# Start of Information provided
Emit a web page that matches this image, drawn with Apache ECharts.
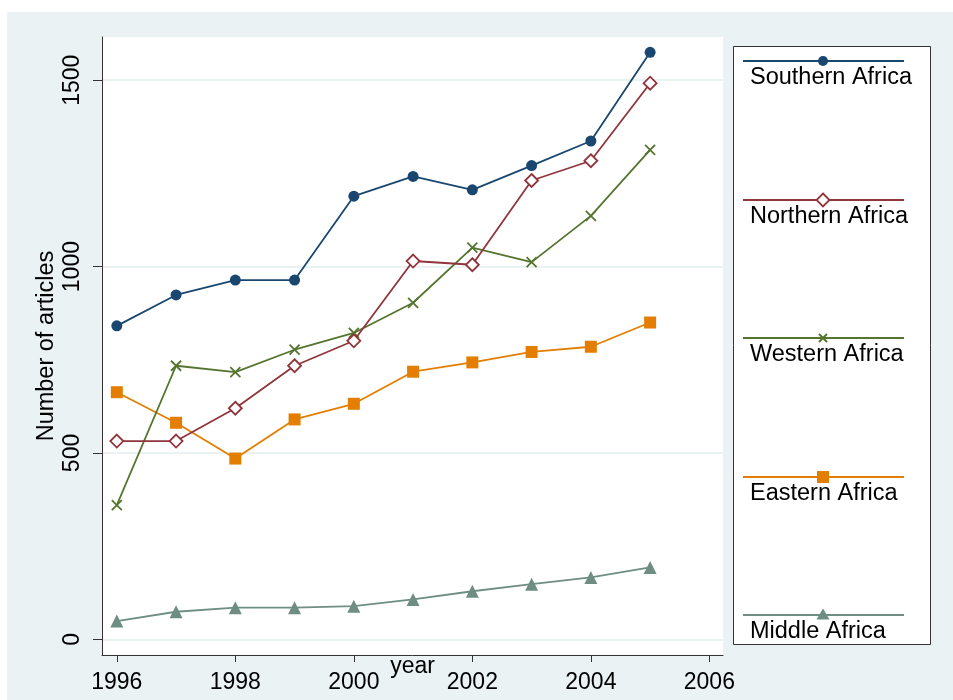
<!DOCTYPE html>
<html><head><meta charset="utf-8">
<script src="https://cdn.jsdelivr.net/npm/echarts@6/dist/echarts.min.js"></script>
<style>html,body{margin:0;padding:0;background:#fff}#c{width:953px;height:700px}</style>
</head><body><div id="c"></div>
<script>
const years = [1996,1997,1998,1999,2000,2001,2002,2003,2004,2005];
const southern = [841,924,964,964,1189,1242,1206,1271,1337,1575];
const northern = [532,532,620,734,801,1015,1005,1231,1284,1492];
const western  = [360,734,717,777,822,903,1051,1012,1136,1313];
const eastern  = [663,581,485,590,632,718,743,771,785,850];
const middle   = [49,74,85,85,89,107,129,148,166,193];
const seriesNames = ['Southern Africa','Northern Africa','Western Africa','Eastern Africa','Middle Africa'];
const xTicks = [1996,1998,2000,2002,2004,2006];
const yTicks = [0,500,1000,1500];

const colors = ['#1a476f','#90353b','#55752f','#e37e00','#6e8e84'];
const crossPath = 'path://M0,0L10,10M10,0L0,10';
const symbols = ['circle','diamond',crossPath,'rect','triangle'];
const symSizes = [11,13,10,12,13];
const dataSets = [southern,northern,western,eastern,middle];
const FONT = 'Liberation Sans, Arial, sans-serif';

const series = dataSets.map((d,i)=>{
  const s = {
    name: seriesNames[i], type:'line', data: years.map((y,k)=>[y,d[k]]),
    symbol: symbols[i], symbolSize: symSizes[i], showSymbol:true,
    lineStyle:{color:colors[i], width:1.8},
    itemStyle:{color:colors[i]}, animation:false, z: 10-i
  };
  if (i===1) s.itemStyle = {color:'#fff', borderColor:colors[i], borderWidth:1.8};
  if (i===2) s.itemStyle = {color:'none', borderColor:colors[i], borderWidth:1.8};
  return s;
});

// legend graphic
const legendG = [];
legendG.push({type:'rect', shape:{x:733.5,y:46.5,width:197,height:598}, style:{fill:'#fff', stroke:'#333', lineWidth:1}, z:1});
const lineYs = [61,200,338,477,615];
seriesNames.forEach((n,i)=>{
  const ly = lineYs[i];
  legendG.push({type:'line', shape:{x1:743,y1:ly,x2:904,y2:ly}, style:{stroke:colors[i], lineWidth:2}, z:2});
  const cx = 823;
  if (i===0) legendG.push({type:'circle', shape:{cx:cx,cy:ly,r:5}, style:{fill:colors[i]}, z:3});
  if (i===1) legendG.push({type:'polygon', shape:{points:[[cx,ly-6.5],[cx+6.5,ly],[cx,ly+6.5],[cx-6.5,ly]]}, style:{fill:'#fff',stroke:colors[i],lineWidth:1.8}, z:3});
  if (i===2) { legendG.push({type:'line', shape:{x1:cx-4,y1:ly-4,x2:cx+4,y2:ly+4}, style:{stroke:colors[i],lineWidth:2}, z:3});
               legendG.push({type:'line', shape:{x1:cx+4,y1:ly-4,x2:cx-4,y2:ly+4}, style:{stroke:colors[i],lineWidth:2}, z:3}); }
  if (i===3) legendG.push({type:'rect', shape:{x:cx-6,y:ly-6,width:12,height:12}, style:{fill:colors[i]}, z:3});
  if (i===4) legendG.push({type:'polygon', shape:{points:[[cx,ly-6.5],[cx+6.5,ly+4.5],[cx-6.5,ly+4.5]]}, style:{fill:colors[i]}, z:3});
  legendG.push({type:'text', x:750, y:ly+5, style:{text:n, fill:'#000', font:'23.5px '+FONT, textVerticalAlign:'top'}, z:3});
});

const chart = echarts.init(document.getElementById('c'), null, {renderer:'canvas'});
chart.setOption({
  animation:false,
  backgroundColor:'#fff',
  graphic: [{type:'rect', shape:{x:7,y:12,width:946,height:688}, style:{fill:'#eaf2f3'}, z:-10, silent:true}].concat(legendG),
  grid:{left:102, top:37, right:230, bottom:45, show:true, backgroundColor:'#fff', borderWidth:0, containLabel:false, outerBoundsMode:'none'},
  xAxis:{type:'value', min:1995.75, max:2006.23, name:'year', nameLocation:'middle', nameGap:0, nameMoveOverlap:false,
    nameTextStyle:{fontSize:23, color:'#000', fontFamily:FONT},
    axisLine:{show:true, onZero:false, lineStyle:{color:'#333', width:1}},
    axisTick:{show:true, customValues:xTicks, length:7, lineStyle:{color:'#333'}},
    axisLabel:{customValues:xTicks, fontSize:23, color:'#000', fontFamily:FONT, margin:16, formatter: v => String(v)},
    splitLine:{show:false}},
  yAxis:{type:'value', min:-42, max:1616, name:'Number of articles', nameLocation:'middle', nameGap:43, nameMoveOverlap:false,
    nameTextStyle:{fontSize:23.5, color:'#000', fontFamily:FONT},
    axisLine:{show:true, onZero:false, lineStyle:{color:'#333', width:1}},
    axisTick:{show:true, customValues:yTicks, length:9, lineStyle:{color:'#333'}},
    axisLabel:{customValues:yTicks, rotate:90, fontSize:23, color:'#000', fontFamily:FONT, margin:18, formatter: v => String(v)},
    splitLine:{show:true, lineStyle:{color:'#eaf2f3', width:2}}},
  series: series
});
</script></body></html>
# End of Information provided
What is asked: Emit the lines of the material exactly, from its first line to the line containing "const FONT = 'Liberation", inclusive; leave every picture out.

Finished task:
Emit a web page that matches this image, drawn with Apache ECharts.
<!DOCTYPE html>
<html><head><meta charset="utf-8">
<script src="https://cdn.jsdelivr.net/npm/echarts@6/dist/echarts.min.js"></script>
<style>html,body{margin:0;padding:0;background:#fff}#c{width:953px;height:700px}</style>
</head><body><div id="c"></div>
<script>
const years = [1996,1997,1998,1999,2000,2001,2002,2003,2004,2005];
const southern = [841,924,964,964,1189,1242,1206,1271,1337,1575];
const northern = [532,532,620,734,801,1015,1005,1231,1284,1492];
const western  = [360,734,717,777,822,903,1051,1012,1136,1313];
const eastern  = [663,581,485,590,632,718,743,771,785,850];
const middle   = [49,74,85,85,89,107,129,148,166,193];
const seriesNames = ['Southern Africa','Northern Africa','Western Africa','Eastern Africa','Middle Africa'];
const xTicks = [1996,1998,2000,2002,2004,2006];
const yTicks = [0,500,1000,1500];

const colors = ['#1a476f','#90353b','#55752f','#e37e00','#6e8e84'];
const crossPath = 'path://M0,0L10,10M10,0L0,10';
const symbols = ['circle','diamond',crossPath,'rect','triangle'];
const symSizes = [11,13,10,12,13];
const dataSets = [southern,northern,western,eastern,middle];
const FONT = 'Liberation Sans, Arial, sans-serif';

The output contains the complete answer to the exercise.